═════ RECORDS TO USE ═════

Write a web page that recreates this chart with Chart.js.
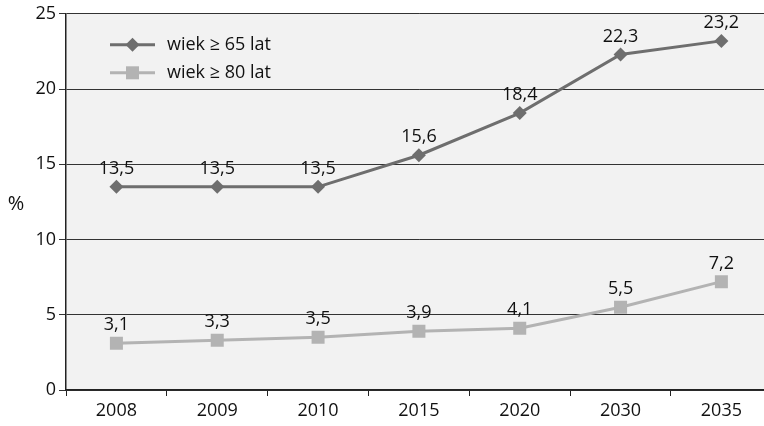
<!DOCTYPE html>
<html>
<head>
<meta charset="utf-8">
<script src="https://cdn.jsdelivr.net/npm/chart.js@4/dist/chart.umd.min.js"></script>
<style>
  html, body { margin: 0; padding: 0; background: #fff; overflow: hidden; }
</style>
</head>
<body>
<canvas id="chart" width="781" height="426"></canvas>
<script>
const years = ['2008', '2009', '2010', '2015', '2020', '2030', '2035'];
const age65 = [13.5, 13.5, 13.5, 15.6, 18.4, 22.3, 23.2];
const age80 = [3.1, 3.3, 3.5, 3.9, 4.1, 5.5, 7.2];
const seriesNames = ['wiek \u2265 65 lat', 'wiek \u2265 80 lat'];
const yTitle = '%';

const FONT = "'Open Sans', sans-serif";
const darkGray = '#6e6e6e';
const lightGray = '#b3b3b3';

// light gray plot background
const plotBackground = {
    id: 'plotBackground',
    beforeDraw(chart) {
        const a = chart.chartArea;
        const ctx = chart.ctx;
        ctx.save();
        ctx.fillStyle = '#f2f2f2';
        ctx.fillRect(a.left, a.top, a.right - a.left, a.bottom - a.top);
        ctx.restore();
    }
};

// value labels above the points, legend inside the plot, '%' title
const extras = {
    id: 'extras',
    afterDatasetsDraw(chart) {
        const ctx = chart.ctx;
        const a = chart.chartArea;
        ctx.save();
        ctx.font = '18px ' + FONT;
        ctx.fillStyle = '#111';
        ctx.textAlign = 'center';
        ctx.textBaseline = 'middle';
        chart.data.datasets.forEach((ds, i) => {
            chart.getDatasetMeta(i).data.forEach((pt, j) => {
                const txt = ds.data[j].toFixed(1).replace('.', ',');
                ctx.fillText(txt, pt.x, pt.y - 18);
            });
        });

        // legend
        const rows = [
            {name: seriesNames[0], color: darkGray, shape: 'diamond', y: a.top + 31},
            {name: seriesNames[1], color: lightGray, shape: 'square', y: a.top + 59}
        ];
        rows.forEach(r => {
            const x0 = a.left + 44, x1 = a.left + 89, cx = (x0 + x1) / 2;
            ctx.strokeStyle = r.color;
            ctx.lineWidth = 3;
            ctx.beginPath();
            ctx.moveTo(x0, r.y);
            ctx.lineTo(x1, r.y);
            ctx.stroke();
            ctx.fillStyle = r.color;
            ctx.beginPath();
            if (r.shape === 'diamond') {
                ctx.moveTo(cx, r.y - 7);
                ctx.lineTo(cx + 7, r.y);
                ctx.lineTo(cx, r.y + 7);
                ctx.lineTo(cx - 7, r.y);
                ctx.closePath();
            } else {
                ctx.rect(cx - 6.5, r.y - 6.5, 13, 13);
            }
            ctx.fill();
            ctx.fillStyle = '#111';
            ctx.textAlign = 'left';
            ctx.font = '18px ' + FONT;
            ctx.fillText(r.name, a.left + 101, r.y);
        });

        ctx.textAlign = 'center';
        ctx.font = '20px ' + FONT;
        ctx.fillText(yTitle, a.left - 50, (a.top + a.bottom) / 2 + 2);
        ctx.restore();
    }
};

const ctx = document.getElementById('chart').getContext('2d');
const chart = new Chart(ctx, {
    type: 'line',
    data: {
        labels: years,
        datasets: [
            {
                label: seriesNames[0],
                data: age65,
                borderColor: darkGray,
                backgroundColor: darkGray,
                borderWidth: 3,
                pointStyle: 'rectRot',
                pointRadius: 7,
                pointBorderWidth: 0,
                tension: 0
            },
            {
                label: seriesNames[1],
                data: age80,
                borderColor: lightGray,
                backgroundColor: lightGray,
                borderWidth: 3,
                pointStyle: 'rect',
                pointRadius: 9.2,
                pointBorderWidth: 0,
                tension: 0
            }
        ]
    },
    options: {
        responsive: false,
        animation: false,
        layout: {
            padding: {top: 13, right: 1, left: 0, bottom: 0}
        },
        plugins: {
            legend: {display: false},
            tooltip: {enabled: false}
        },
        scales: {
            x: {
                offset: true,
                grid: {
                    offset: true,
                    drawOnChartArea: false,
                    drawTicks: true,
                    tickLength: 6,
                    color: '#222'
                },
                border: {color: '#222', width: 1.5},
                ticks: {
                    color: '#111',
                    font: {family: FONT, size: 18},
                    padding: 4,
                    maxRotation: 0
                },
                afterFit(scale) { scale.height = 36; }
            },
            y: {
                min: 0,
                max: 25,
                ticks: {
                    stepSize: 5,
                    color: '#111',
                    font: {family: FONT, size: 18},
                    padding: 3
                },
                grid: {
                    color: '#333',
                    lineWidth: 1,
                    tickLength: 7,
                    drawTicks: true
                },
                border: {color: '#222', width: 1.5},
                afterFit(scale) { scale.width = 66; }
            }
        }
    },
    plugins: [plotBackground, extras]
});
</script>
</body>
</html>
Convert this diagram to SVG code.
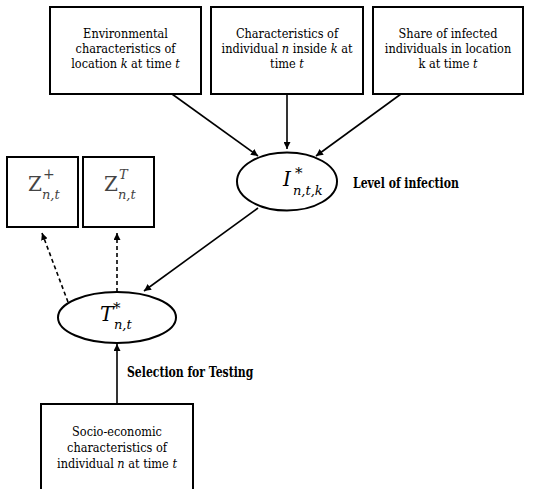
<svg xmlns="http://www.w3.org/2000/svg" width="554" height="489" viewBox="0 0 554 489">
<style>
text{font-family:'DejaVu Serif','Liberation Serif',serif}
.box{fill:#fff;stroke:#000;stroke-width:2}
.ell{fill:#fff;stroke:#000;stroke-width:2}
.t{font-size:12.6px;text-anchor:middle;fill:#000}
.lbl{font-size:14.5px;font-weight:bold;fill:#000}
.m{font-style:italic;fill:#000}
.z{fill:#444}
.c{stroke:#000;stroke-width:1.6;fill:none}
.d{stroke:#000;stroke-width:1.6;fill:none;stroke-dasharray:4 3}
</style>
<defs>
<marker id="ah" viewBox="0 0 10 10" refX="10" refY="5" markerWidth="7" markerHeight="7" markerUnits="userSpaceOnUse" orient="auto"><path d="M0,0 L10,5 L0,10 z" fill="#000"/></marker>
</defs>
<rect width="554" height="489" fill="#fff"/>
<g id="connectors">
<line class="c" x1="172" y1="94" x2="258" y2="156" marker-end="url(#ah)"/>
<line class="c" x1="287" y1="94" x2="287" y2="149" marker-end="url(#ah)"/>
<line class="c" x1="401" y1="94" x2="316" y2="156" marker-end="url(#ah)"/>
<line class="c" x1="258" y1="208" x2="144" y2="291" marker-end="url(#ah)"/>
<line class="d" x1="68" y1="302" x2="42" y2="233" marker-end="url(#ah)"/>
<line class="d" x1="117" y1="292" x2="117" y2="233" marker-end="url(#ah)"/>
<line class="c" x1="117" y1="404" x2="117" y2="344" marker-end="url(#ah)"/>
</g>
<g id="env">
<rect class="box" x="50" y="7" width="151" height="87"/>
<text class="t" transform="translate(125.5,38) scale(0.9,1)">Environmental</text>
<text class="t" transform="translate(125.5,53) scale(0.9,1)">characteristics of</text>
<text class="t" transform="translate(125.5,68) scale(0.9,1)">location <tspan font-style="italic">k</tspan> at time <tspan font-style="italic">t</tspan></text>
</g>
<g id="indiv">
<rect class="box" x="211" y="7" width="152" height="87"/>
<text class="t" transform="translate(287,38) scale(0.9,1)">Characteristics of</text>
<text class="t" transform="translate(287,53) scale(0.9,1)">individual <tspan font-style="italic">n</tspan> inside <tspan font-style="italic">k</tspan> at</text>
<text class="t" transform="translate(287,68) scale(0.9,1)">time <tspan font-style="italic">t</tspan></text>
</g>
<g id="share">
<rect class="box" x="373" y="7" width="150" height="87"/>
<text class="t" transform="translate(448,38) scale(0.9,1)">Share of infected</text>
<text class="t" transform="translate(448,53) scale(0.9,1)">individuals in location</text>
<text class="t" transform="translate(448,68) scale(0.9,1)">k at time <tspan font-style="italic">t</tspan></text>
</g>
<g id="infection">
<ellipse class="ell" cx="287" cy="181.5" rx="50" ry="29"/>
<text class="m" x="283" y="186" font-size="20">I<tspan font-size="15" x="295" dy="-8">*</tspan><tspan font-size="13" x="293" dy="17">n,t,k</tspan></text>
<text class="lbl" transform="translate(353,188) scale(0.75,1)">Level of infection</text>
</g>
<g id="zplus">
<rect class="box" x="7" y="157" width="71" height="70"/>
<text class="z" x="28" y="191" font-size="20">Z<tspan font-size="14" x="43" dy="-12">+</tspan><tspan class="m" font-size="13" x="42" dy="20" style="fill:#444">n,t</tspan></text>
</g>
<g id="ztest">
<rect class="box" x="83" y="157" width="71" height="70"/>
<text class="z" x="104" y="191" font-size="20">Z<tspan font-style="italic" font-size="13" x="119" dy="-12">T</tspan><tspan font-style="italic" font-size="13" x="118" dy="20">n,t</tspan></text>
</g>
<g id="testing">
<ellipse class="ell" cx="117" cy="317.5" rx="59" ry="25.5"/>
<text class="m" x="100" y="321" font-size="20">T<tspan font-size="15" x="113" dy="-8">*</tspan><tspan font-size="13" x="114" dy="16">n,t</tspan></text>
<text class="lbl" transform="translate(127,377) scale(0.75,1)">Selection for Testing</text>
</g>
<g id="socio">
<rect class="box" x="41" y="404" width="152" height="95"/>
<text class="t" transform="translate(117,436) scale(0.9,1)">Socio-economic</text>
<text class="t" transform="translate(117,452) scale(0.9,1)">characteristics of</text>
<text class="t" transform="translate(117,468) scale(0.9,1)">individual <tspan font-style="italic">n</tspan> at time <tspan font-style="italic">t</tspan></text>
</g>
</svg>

═════

* **EXERCISE INSTRUCTIONS**:
Beginning with the first line of the records above, extract each line exactly through the line that holds "const lightGray = '#b3b3b3';", both ends included. Omit pictures.

* **FINAL ANSWER**:
Write a web page that recreates this chart with Chart.js.
<!DOCTYPE html>
<html>
<head>
<meta charset="utf-8">
<script src="https://cdn.jsdelivr.net/npm/chart.js@4/dist/chart.umd.min.js"></script>
<style>
  html, body { margin: 0; padding: 0; background: #fff; overflow: hidden; }
</style>
</head>
<body>
<canvas id="chart" width="781" height="426"></canvas>
<script>
const years = ['2008', '2009', '2010', '2015', '2020', '2030', '2035'];
const age65 = [13.5, 13.5, 13.5, 15.6, 18.4, 22.3, 23.2];
const age80 = [3.1, 3.3, 3.5, 3.9, 4.1, 5.5, 7.2];
const seriesNames = ['wiek \u2265 65 lat', 'wiek \u2265 80 lat'];
const yTitle = '%';

const FONT = "'Open Sans', sans-serif";
const darkGray = '#6e6e6e';
const lightGray = '#b3b3b3';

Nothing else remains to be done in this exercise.